The most masterful scene of the entire series, in my opinion, was when Ann, surrounded by the court, approached the throne 'begging Your Majesty, no more jousting'. He beckons his queen, the woman he moved heaven and earth to wed, forward with an expression of kindness, a bit of humor, come closer, little girl,...and turns instantly into a spitting cobra, his words "Geld me while you're at it! That would suit you, wouldn't it, madam?" skewering her through like shrapnel. No doubt in MY mind what THAT meant.

   Thomas Rylan (?), who portrayed Cromwell, didn't have to say what he was thinking. You knew it. You knew, when he approached Henry after the executions, that he was loathe to even touch the King. You knew, as he stood on the executioner's platform, that he was realizing that one day, probably sooner than he wished, he would be the one losing his head.  You could feel his fury, controlled, waiting, waiting for his chance to wreak his vengeance on the simpering courtiers who'd mocked Cardinal Worsley.

What incredible acting.  I found a website with all the names and photos of the actors and the roles they played, so I was able to piece together who was who.

   Rather mean spirited, I found a Catholic website that advises good Catholics NOT watch the series. They (perhaps the Church itself) dislike Wolf Hall's portrayal of Thomas More. That name was familiar to me, More's being a saint.  However, once again, my schooling only said More was a saint, and didn't go much further than that.  The Church doesn't want its people to know that More was evil, and hid behind the skirts of the Pope. I shouldn't be surprised, then, at the church's insistence on Catholics continuing to believe that More was anything but a saintly, holy man, unfairly and unjustly executed by a pagan king's order. Let's not dwell on the facts that he was as willing to torture a human being, a fellow Catholic,in order to 'save his soul'. As if the man didn't count, just his soul? Pffft.

    Quite possibly the most chilling of all dialogue in the entire series was when Cromwell chastises More.
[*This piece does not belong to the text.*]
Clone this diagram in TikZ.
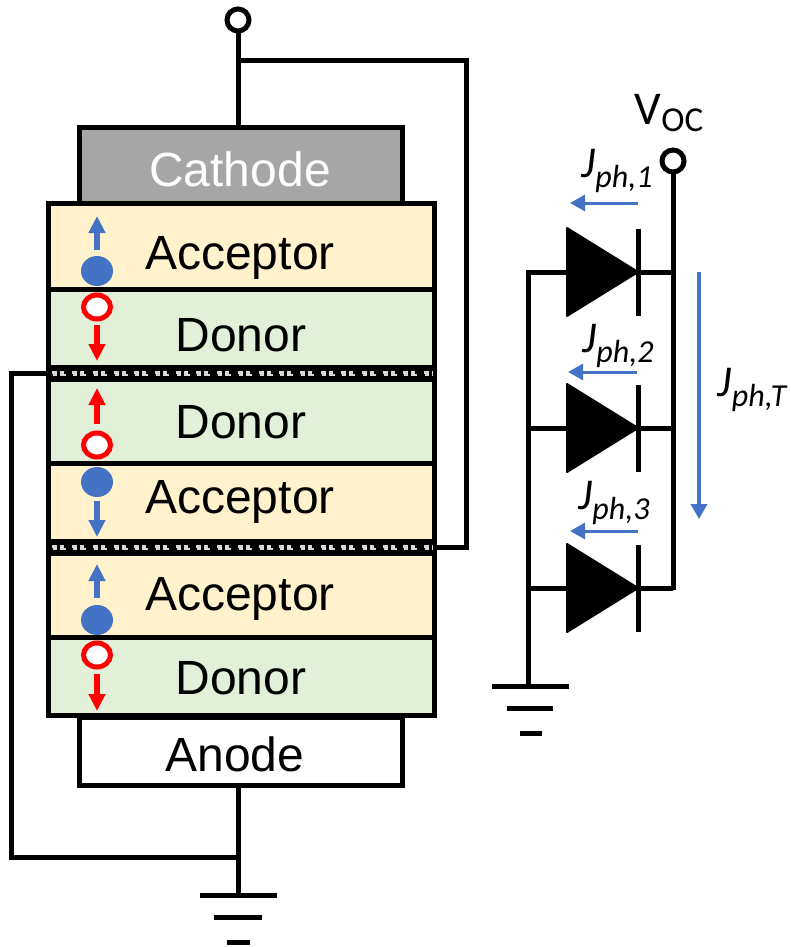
\documentclass[tikz,border=0pt]{standalone}
\usepackage{fontspec}
\setmainfont{Liberation Sans}
\newfontfamily\calfont{Carlito}
\usetikzlibrary{arrows.meta,calc}
\definecolor{accblue}{HTML}{4472C4}
\definecolor{accfill}{HTML}{FFF2CC}
\definecolor{donfill}{HTML}{E2F0D9}
\definecolor{catfill}{HTML}{A6A6A6}
\definecolor{redh}{HTML}{FF0000}
\newcommand{\Jlab}[1]{{\calfont\itshape\fontsize{44}{44}\selectfont J\raisebox{-10pt}{\fontsize{32}{32}\selectfont ph,#1}}}
\tikzset{
  x=1pt,y=-1pt,
  wire/.style={line width=5pt,black,line join=miter},
  layer/.style={draw=black,line width=5pt,minimum width=386pt,outer sep=0pt,inner sep=0pt,anchor=north west},
  cap box/.style={draw=black,line width=5pt,minimum width=323pt,outer sep=0pt,inner sep=0pt,anchor=north west},
  txt/.style={font=\fontsize{48}{48}\selectfont,inner sep=0pt,text=black},
  interlayer/.style={fill=black,minimum width=391pt,minimum height=17pt,outer sep=0pt,inner sep=0pt,anchor=north west},
  electron/.style={ellipse,fill=accblue,minimum width=32pt,minimum height=30pt,inner sep=0pt,outer sep=0pt},
  hole/.style={ellipse,draw=redh,fill=white,line width=5pt,minimum width=27pt,minimum height=24pt,inner sep=0pt,outer sep=0pt},
  bluearrow/.style={line width=5.5pt,accblue,-{Triangle[length=17pt,width=16pt]}},
  redarrow/.style={line width=5.5pt,redh,-{Triangle[length=17pt,width=16pt]}},
  thinarrow/.style={line width=3pt,accblue,-{Triangle[length=15pt,width=16pt]}},
  terminal/.style={circle,draw=black,fill=white,line width=5pt,minimum size=22pt,inner sep=0pt,outer sep=0pt},
  diodetri/.style={fill=black,line join=round,draw=black,line width=2pt},
  gnd/.style={coordinate},
}
\usetikzlibrary{shapes.geometric}
\begin{document}
\begin{tikzpicture}
\useasboundingbox (0,0) rectangle (790,947);
% stack
\node[cap box,fill=catfill,minimum height=75pt] (cathode) at (79,128) {};
\node[cap box,fill=white,minimum height=68pt] (anode) at (79,717) {};
\node[layer,fill=accfill,minimum height=86pt] (a1) at (48,203) {};
\node[layer,fill=donfill,minimum height=78pt] (d1) at (48,289) {};
\node[layer,fill=donfill,minimum height=86pt] (d2) at (48,377) {};
\node[layer,fill=accfill,minimum height=78pt] (a2) at (48,463) {};
\node[layer,fill=accfill,minimum height=86pt] (a3) at (48,551) {};
\node[layer,fill=donfill,minimum height=78pt] (d3) at (48,637) {};
\node[interlayer] (i1) at (45.5,365) {};
\node[interlayer] (i2) at (45.5,539) {};
\foreach \nm in {i1,i2}{
  \draw[white!85!black,line width=2.6pt,dash pattern=on 5pt off 3pt on 4pt off 8.7pt]
    ($(\nm.west)+(6,-1.2)$) -- ($(\nm.east)+(-4,-1.2)$);
  \draw[white!85!black,line width=2.6pt,dash pattern=on 4pt off 3pt on 6pt off 7.7pt]
    ($(\nm.west)+(7,1.4)$) -- ($(\nm.east)+(-4,1.4)$);
}
% texts
\node[txt,text=white] (tc) at (240,169) {Cathode};
\node[txt] (ta) at (235,754) {Anode};
\node[txt] (t1) at (240,258) {Acceptor};
\node[txt] (t2) at (241,335) {Donor};
\node[txt] (t3) at (241,422) {Donor};
\node[txt] (t4) at (240,502) {Acceptor};
\node[txt] (t5) at (240,599) {Acceptor};
\node[txt] (t6) at (241,678) {Donor};
% carriers
\node[electron] (e1) at (97,271) {};
\node[hole] (h1) at (97,307) {};
\node[hole] (h2) at (97,445) {};
\node[electron] (e2) at (97,482) {};
\node[electron] (e3) at (97,620) {};
\node[hole] (h3) at (97,655) {};
\coordinate (ae1) at (97,216);
\coordinate (ah1) at (97,361);
\coordinate (ah2) at (97,388);
\coordinate (ae2) at (97,537);
\coordinate (ae3) at (97,564);
\coordinate (ah3) at (97,711);
\draw[bluearrow] ($(e1)+(0,-21)$) -- (ae1);
\draw[redarrow] ($(h1)+(0,18)$) -- (ah1);
\draw[redarrow] ($(h2)+(0,-21)$) -- (ah2);
\draw[bluearrow] ($(e2)+(0,19)$) -- (ae2);
\draw[bluearrow] ($(e3)+(0,-22)$) -- (ae3);
\draw[redarrow] ($(h3)+(0,19)$) -- (ah3);
% left circuit
\node[terminal] (t0) at (238,20) {};
\coordinate (jtop) at (238,61);
\coordinate (rtop) at (466,61);
\coordinate (rbot) at (466,547);
\coordinate (lt) at (11,373);
\coordinate (lb) at (11,857);
\coordinate (jbot) at (238,857);
\coordinate (g1) at (238,895);
\draw[wire] (t0) -- (cathode.north -| t0);
\draw[wire] (jtop) -- (rtop) -- (rbot) -- (i2.east |- rbot);
\draw[wire] (i1.west |- lt) -- (lt) -- (lb) -- (jbot);
\draw[wire] (anode.south -| g1) -- (g1);
\node[gnd] (g1a) at (200,895) {};
\node[gnd] (g1b) at (277,895) {};
\node[gnd] (g1c) at (214,917) {};
\node[gnd] (g1d) at (262,917) {};
\node[gnd] (g1e) at (227,942) {};
\node[gnd] (g1f) at (250,942) {};
\draw[wire] (g1a) -- (g1b);
\draw[wire] (g1c) -- (g1d);
\draw[wire] (g1e) -- (g1f);
% right circuit
\node[terminal] (t9) at (673,161) {};
\coordinate (railL) at (528,272);
\coordinate (railLb) at (528,686);
\coordinate (railRb) at (673,590);
\draw[wire] (t9) -- (railRb);
\foreach \nm/\yy in {A/272,B/428,C/588}{
  \coordinate (w\nm) at (528,\yy);
  \coordinate (r\nm) at (673,\yy);
  \draw[wire] (w\nm) -- (r\nm);
  \draw[diodetri] (567,\yy-44) -- (638,\yy) -- (567,\yy+44) -- cycle;
  \draw[wire] (638,\yy-43) -- (638,\yy+44);
}
\draw[wire] ($(railL)+(0,-2.5)$) -- (railLb);
\node[gnd] (g2a) at (492,686) {};
\node[gnd] (g2b) at (569,686) {};
\node[gnd] (g2c) at (507,708) {};
\node[gnd] (g2d) at (553,708) {};
\node[gnd] (g2e) at (520,733) {};
\node[gnd] (g2f) at (542,733) {};
\draw[wire] (g2a) -- (g2b);
\draw[wire] (g2c) -- (g2d);
\draw[wire] (g2e) -- (g2f);
% current arrows
\coordinate (p1s) at (638,203); \coordinate (p1e) at (570,203);
\coordinate (p2s) at (637,372); \coordinate (p2e) at (568,372);
\coordinate (p3s) at (638,531); \coordinate (p3e) at (570,531);
\coordinate (pts) at (699,272); \coordinate (pte) at (699,519);
\draw[thinarrow] (p1s) -- (p1e);
\draw[thinarrow] (p2s) -- (p2e);
\draw[thinarrow] (p3s) -- (p3e);
\draw[thinarrow,line width=3.5pt] (pts) -- (pte);
\node[inner sep=0pt] (j1) at (617,171) {\Jlab{1}};
\node[inner sep=0pt] (j2) at (618,346) {\Jlab{2}};
\node[inner sep=0pt] (j3) at (614,503) {\Jlab{3}};
\node[inner sep=0pt] (jt) at (752,390) {\Jlab{T}};
\node[inner sep=0pt] (voc) at (669,113) {\calfont\fontsize{47}{47}\selectfont V\raisebox{-7pt}{\fontsize{35}{35}\selectfont OC}};
\end{tikzpicture}
\end{document}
I"m paraphrasing here, but Cromwell said of More's evilness: 'you racked the man so mercilessly he had to be carried to the flames in a chair'". (I would have had the line read "in a basket"). That one line summed up the entire character of More, and more, the utter cruelty the Church was capable of. Can you imagine a person, so disjointed in such a painful, slow and cruel manner that he couldn't walk, and then being burnt alive, solely because he wanted a Bible written in English?  The actor portraying More couldn't have been more oilily perfect.

    I've found that the mark of a truly excellent fictional novel is to miss the characters once you've finished it. I can say that now of a film, "Wolf Hall".